Elliott’s performance, which included winning Stage 2, allowed him to score a race-high 53 points — the most points he’s scored in a race this year. His total was aided by 18 stage points, the most he’s earned in a race this year.

“Every race you’re scratching and clawing for every point you can get,’’ crew chief Alan Gustafson said. “The stage points we gained today were really significant. We wanted to get as many stage points as we could to help us close the gap on those guys (ahead). I think we did our job today. The one (playoff) point isn’t going to hurt.’’

The result is that Elliott climbed from 10th to sixth in the standings heading into next weekend’s race at New Hampshire Motor Speedway. He’s 33 points ahead of the cutoff with two races left in the opening round.

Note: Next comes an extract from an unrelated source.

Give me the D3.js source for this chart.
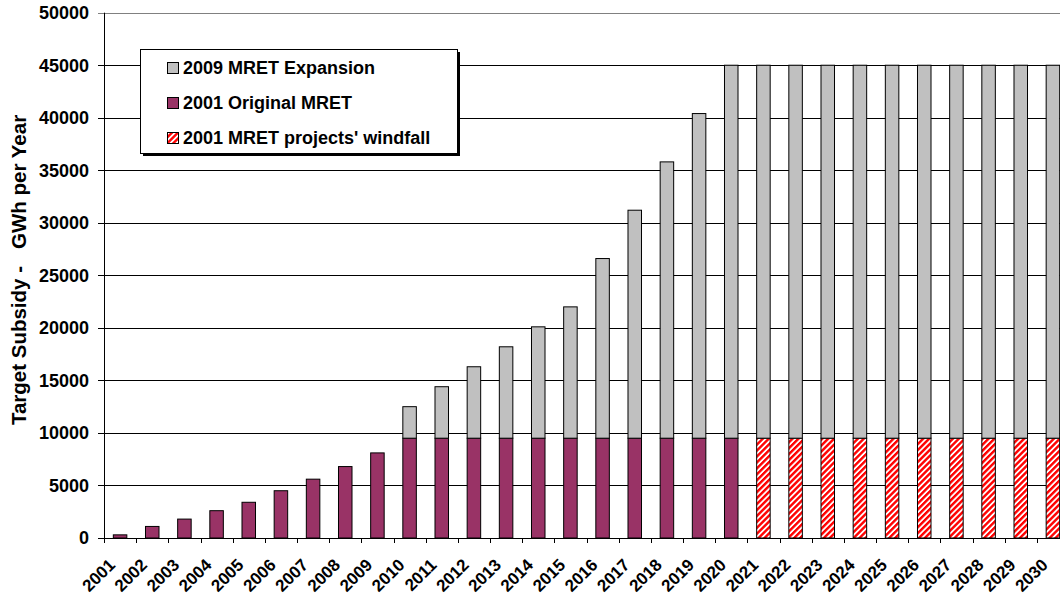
<!DOCTYPE html>
<html><head><meta charset="utf-8">
<script src="https://cdn.jsdelivr.net/npm/d3@7"></script>
<style>body{margin:0;background:#fff}svg{display:block}text{font-family:"Liberation Sans",Arial,sans-serif;font-weight:bold;fill:#000}</style>
</head><body>
<svg id="c" width="1060" height="597"></svg>
<script>
const years = d3.range(2001, 2031).map(String);
const original = [300,1100,1800,2600,3400,4500,5600,6800,8100,9500,9500,9500,9500,9500,9500,9500,9500,9500,9500,9500,0,0,0,0,0,0,0,0,0,0];
const windfall = [0,0,0,0,0,0,0,0,0,0,0,0,0,0,0,0,0,0,0,0,9500,9500,9500,9500,9500,9500,9500,9500,9500,9500];
const expansion = [0,0,0,0,0,0,0,0,0,3000,4900,6800,8700,10600,12500,17100,21700,26300,30900,35500,35500,35500,35500,35500,35500,35500,35500,35500,35500,35500];
const yTicks = [0,5000,10000,15000,20000,25000,30000,35000,40000,45000,50000];
const seriesNames = ["2009 MRET Expansion","2001 Original MRET","2001 MRET projects' windfall"];
const colors = {orig:"#993366", exp:"#c0c0c0"};

const svg = d3.select("#c");
const L=104, R=1069, T=12.7, B=538, W=1060;
const x = d3.scaleBand().domain(years).range([L,R]).paddingInner(0.58).paddingOuter(0.29);
const xb = d3.scaleBand().domain(years).range([L,R]);
const y = d3.scaleLinear().domain([0,50000]).range([B,T]);

const defs = svg.append("defs");
const pat = defs.append("pattern").attr("id","hatch").attr("patternUnits","userSpaceOnUse")
  .attr("width",4.2).attr("height",4.2).attr("patternTransform","rotate(45)");
pat.append("rect").attr("width",4.2).attr("height",4.2).attr("fill","#fff");
pat.append("rect").attr("width",2.4).attr("height",4.2).attr("fill","#ff0000");

// gridlines
svg.append("g").selectAll("line").data(yTicks).join("line")
  .attr("x1",L-6).attr("x2",W).attr("y1",d=>Math.round(y(d))+0.5).attr("y2",d=>Math.round(y(d))+0.5)
  .attr("stroke",d=>d===50000?"#808080":"#000").attr("stroke-width",1);
svg.append("g").selectAll("text").data(yTicks).join("text")
  .attr("x",89).attr("y",d=>y(d)).attr("dy","0.36em").attr("text-anchor","end")
  .style("font-size","18px").text(d=>d);

const data = years.map((yr,i)=>({yr,o:original[i],w:windfall[i],e:expansion[i]}));
const g = svg.append("g");
g.selectAll(".o").data(data.filter(d=>d.o>0)).join("rect")
  .attr("x",d=>x(d.yr)).attr("width",x.bandwidth()).attr("y",d=>y(d.o)).attr("height",d=>y(0)-y(d.o))
  .attr("fill",colors.orig).attr("stroke","#000");
g.selectAll(".w").data(data.filter(d=>d.w>0)).join("rect")
  .attr("x",d=>x(d.yr)).attr("width",x.bandwidth()).attr("y",d=>y(d.w)).attr("height",d=>y(0)-y(d.w))
  .attr("fill","url(#hatch)").attr("stroke","#000");
g.selectAll(".e").data(data.filter(d=>d.e>0)).join("rect")
  .attr("x",d=>x(d.yr)).attr("width",x.bandwidth()).attr("y",d=>y(d.o+d.w+d.e)).attr("height",d=>y(d.o+d.w)-y(d.o+d.w+d.e))
  .attr("fill",colors.exp).attr("stroke","#000");

// axes lines
svg.append("line").attr("x1",L+0.5).attr("x2",L+0.5).attr("y1",T).attr("y2",B+5).attr("stroke","#000");
svg.append("line").attr("x1",L).attr("x2",W).attr("y1",B+0.5).attr("y2",B+0.5).attr("stroke","#000");
svg.append("g").selectAll("line").data(years).join("line")
  .attr("x1",d=>Math.round(xb(d))+0.5).attr("x2",d=>Math.round(xb(d))+0.5).attr("y1",B).attr("y2",B+5).attr("stroke","#000");
svg.append("g").selectAll("text").data(years).join("text")
  .attr("transform",d=>`translate(${xb(d)+xb.bandwidth()/2-4},${B+28}) rotate(-45)`)
  .attr("text-anchor","end").style("font-size","17px").text(d=>d);

// y title
svg.append("text").attr("transform",`translate(26,270) rotate(-90)`).attr("text-anchor","middle")
  .style("font-size","20.5px").style("white-space","pre").text("Target Subsidy -   GWh per Year");

// legend
const lg = svg.append("g");
lg.append("rect").attr("x",143).attr("y",52).attr("width",317).attr("height",104).attr("fill","#000");
lg.append("rect").attr("x",140.5).attr("y",49.5).attr("width",317).attr("height",104).attr("fill","#fff").attr("stroke","#000");
const rows=[{n:seriesNames[0],f:colors.exp},{n:seriesNames[1],f:colors.orig},{n:seriesNames[2],f:"url(#hatch)"}];
const ly = d3.scalePoint().domain(seriesNames).range([68,138]);
lg.selectAll("rect.s").data(rows).join("rect").attr("class","s")
  .attr("x",167.5).attr("y",d=>ly(d.n)-5.5).attr("width",11).attr("height",11).attr("fill",d=>d.f).attr("stroke","#000");
lg.selectAll("text").data(rows).join("text").attr("x",183).attr("y",d=>ly(d.n)).attr("dy","0.36em")
  .style("font-size","18px").text(d=>d.n);
</script>
</body></html>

Elliott’s performance Sunday mirrored what happened last year in this race. Hendrick cars hadn’t been as strong entering the playoffs but Elliott excelled and finished third. Gustafson said the uptick in performance wasn’t a coincidence.

“The track is probably a decent track for us, but I think it’s more of an indication of the effort of the team and (Hendrick Motorsports) to perform better,’’ he said.